Gen 2 vendors can’t completely rearchitect their solutions for cloud native. Instead, they’ve rearchitected their marketing and positioning. Those of a certain age will remember when traditional data center vendors responded to the growth of public cloud services by “cloudwashing” their offerings. Cloudwashing was simply rebranding existing solutions with the word “cloud.” It was often accompanied by some minimal technology enhancements such as moving a monolithic app to a VM. Similarly, Gen 2 monitoring vendors are “observability washing” by adding support for the 3 pillars of observability: logs, traces, and metrics, adding new pricing and packaging options, and rebranding themselves as “cloud” and “observability.”

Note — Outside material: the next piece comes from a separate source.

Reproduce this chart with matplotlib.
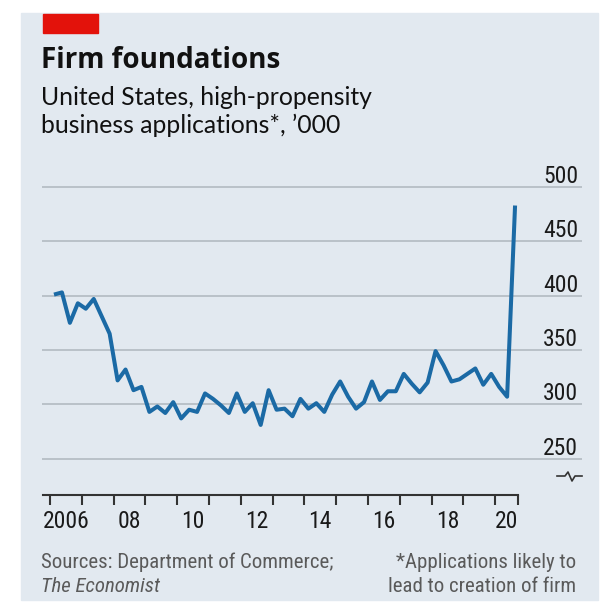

To avoid confusion, focus on observability outcomes
This practice of calling everything “observability” has naturally created a lot of confusion in the market. The analyst community is trying to help, but each firm seems to define observability differently and place it in a different operational framework/context. In addition, their existing relationships with the APM vendors — who they are trying to help navigate through this generational shift — means they often start their analysis from the point of view that observability is an evolution of APM, rather than a disruption to it. But observability is disruptive because it is so architecturally different and uniquely addresses cloud native requirements. Again, it’s not about all the inputs such as logs, traces, and metrics, it’s about the production of sufficient data with context so issues can be quickly detected and remediated.
Most importantly, to really avoid the market confusion and definitional debates, we as an industry need to focus on outcomes. When properly implemented, observability drives competitive advantage, world-class customer experiences and faster innovation. The bottom line is rapid, more efficient remediation with measurable business impact. And that shouldn’t be confusing at all.